Work required:
Exclude the pictures, then copy all remaining records exactly.
━━ Supplied entries
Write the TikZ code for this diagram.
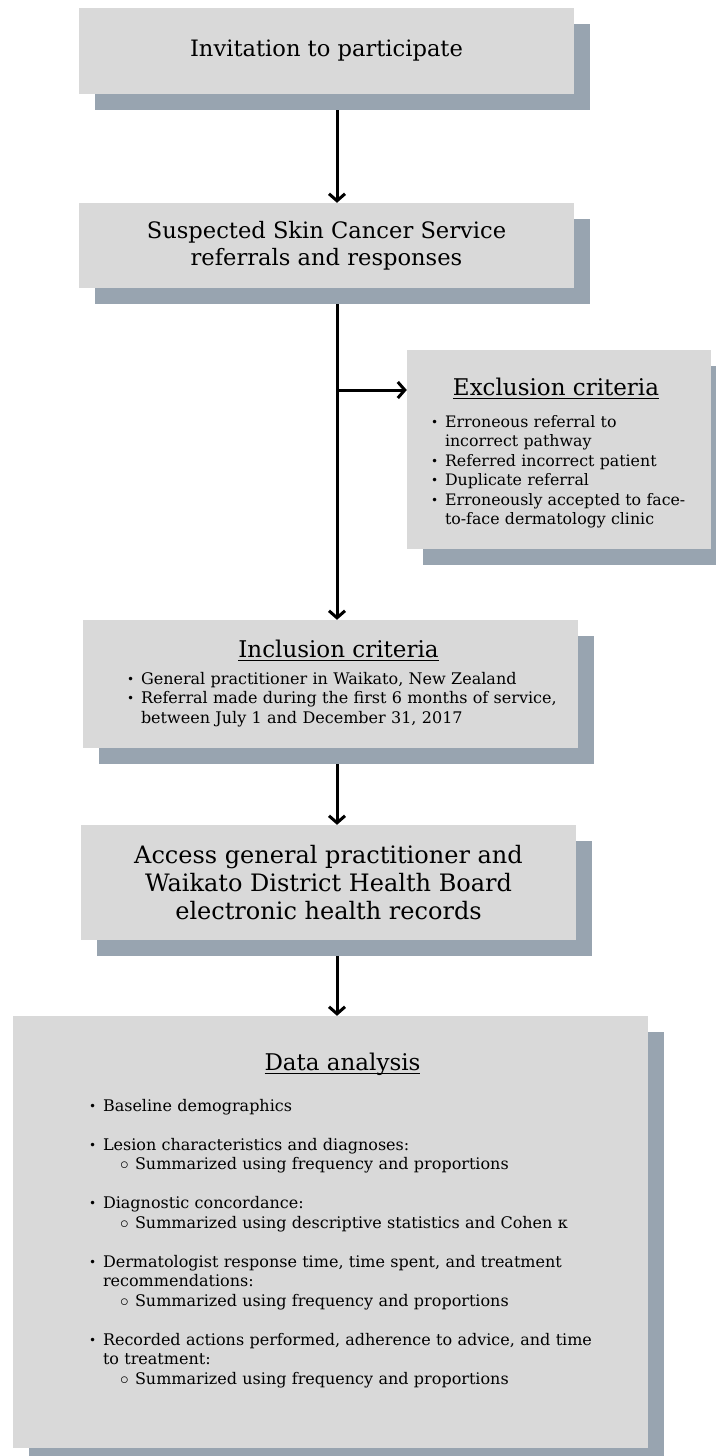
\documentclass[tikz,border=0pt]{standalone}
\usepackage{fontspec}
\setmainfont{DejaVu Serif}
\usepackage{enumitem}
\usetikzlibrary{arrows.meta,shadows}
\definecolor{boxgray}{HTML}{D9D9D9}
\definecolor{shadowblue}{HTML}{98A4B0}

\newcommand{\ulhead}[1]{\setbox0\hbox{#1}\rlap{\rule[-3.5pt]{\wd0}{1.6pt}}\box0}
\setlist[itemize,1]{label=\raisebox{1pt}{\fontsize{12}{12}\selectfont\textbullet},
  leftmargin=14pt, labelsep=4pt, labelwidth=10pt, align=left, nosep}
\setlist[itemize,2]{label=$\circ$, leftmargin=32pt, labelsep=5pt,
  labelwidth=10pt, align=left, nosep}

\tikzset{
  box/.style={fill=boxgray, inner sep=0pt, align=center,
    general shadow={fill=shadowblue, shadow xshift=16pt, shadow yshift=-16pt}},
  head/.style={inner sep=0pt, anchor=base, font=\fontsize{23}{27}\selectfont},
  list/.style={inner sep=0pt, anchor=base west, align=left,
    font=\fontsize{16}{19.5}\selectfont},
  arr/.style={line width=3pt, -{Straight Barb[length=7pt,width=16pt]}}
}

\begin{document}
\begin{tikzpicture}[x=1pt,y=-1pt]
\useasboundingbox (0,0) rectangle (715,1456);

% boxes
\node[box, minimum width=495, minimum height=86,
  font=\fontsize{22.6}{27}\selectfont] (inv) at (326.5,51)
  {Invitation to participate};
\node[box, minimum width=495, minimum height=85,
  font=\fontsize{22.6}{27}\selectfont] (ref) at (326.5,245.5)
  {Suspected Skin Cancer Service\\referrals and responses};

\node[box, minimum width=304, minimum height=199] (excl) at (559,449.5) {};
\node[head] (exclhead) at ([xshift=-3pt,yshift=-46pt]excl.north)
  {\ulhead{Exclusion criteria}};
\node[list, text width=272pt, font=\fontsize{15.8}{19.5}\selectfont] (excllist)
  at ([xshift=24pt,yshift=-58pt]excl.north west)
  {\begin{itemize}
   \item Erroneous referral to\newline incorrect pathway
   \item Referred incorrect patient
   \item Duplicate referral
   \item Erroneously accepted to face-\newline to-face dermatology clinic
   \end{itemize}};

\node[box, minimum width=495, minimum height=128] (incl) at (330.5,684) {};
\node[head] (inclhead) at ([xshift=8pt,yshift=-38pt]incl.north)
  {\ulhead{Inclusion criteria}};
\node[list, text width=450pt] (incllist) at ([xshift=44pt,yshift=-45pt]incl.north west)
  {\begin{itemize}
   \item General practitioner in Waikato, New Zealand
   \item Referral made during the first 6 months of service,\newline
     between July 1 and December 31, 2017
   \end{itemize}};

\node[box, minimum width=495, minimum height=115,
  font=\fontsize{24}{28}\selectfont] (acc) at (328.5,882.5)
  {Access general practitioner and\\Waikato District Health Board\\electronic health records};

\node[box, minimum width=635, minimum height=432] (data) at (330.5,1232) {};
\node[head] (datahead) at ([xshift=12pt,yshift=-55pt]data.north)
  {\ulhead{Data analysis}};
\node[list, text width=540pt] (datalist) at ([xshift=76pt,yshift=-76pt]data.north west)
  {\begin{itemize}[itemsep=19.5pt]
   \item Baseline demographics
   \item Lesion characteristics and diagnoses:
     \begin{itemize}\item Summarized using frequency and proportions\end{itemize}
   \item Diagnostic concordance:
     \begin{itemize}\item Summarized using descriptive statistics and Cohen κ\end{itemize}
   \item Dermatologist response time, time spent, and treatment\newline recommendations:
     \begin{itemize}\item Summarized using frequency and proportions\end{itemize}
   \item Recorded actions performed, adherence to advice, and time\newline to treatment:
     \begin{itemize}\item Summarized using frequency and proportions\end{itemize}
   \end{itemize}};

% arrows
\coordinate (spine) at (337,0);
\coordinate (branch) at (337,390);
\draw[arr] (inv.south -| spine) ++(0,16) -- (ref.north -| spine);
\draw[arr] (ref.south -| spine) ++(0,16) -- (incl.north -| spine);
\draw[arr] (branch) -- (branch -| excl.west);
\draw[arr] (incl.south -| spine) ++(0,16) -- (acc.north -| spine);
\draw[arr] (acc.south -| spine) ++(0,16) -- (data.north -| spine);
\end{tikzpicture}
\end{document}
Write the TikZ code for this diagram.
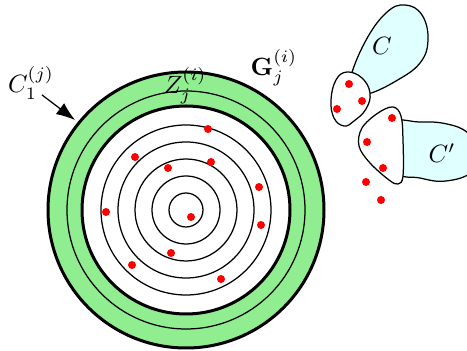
━━━━
Reply:
Write the TikZ code for this diagram.
\documentclass[tikz,border=0pt]{standalone}
\usepackage{fontspec}
\setmainfont{DejaVu Serif}
\usepackage{enumitem}
\usetikzlibrary{arrows.meta,shadows}
\definecolor{boxgray}{HTML}{D9D9D9}
\definecolor{shadowblue}{HTML}{98A4B0}

\newcommand{\ulhead}[1]{\setbox0\hbox{#1}\rlap{\rule[-3.5pt]{\wd0}{1.6pt}}\box0}
\setlist[itemize,1]{label=\raisebox{1pt}{\fontsize{12}{12}\selectfont\textbullet},
  leftmargin=14pt, labelsep=4pt, labelwidth=10pt, align=left, nosep}
\setlist[itemize,2]{label=$\circ$, leftmargin=32pt, labelsep=5pt,
  labelwidth=10pt, align=left, nosep}

\tikzset{
  box/.style={fill=boxgray, inner sep=0pt, align=center,
    general shadow={fill=shadowblue, shadow xshift=16pt, shadow yshift=-16pt}},
  head/.style={inner sep=0pt, anchor=base, font=\fontsize{23}{27}\selectfont},
  list/.style={inner sep=0pt, anchor=base west, align=left,
    font=\fontsize{16}{19.5}\selectfont},
  arr/.style={line width=3pt, -{Straight Barb[length=7pt,width=16pt]}}
}

\begin{document}
\begin{tikzpicture}[x=1pt,y=-1pt]
\useasboundingbox (0,0) rectangle (715,1456);

% boxes
\node[box, minimum width=495, minimum height=86,
  font=\fontsize{22.6}{27}\selectfont] (inv) at (326.5,51)
  {Invitation to participate};
\node[box, minimum width=495, minimum height=85,
  font=\fontsize{22.6}{27}\selectfont] (ref) at (326.5,245.5)
  {Suspected Skin Cancer Service\\referrals and responses};

\node[box, minimum width=304, minimum height=199] (excl) at (559,449.5) {};
\node[head] (exclhead) at ([xshift=-3pt,yshift=-46pt]excl.north)
  {\ulhead{Exclusion criteria}};
\node[list, text width=272pt, font=\fontsize{15.8}{19.5}\selectfont] (excllist)
  at ([xshift=24pt,yshift=-58pt]excl.north west)
  {\begin{itemize}
   \item Erroneous referral to\newline incorrect pathway
   \item Referred incorrect patient
   \item Duplicate referral
   \item Erroneously accepted to face-\newline to-face dermatology clinic
   \end{itemize}};

\node[box, minimum width=495, minimum height=128] (incl) at (330.5,684) {};
\node[head] (inclhead) at ([xshift=8pt,yshift=-38pt]incl.north)
  {\ulhead{Inclusion criteria}};
\node[list, text width=450pt] (incllist) at ([xshift=44pt,yshift=-45pt]incl.north west)
  {\begin{itemize}
   \item General practitioner in Waikato, New Zealand
   \item Referral made during the first 6 months of service,\newline
     between July 1 and December 31, 2017
   \end{itemize}};

\node[box, minimum width=495, minimum height=115,
  font=\fontsize{24}{28}\selectfont] (acc) at (328.5,882.5)
  {Access general practitioner and\\Waikato District Health Board\\electronic health records};

\node[box, minimum width=635, minimum height=432] (data) at (330.5,1232) {};
\node[head] (datahead) at ([xshift=12pt,yshift=-55pt]data.north)
  {\ulhead{Data analysis}};
\node[list, text width=540pt] (datalist) at ([xshift=76pt,yshift=-76pt]data.north west)
  {\begin{itemize}[itemsep=19.5pt]
   \item Baseline demographics
   \item Lesion characteristics and diagnoses:
     \begin{itemize}\item Summarized using frequency and proportions\end{itemize}
   \item Diagnostic concordance:
     \begin{itemize}\item Summarized using descriptive statistics and Cohen κ\end{itemize}
   \item Dermatologist response time, time spent, and treatment\newline recommendations:
     \begin{itemize}\item Summarized using frequency and proportions\end{itemize}
   \item Recorded actions performed, adherence to advice, and time\newline to treatment:
     \begin{itemize}\item Summarized using frequency and proportions\end{itemize}
   \end{itemize}};

% arrows
\coordinate (spine) at (337,0);
\coordinate (branch) at (337,390);
\draw[arr] (inv.south -| spine) ++(0,16) -- (ref.north -| spine);
\draw[arr] (ref.south -| spine) ++(0,16) -- (incl.north -| spine);
\draw[arr] (branch) -- (branch -| excl.west);
\draw[arr] (incl.south -| spine) ++(0,16) -- (acc.north -| spine);
\draw[arr] (acc.south -| spine) ++(0,16) -- (data.north -| spine);
\end{tikzpicture}
\end{document}
Write the TikZ code for this diagram.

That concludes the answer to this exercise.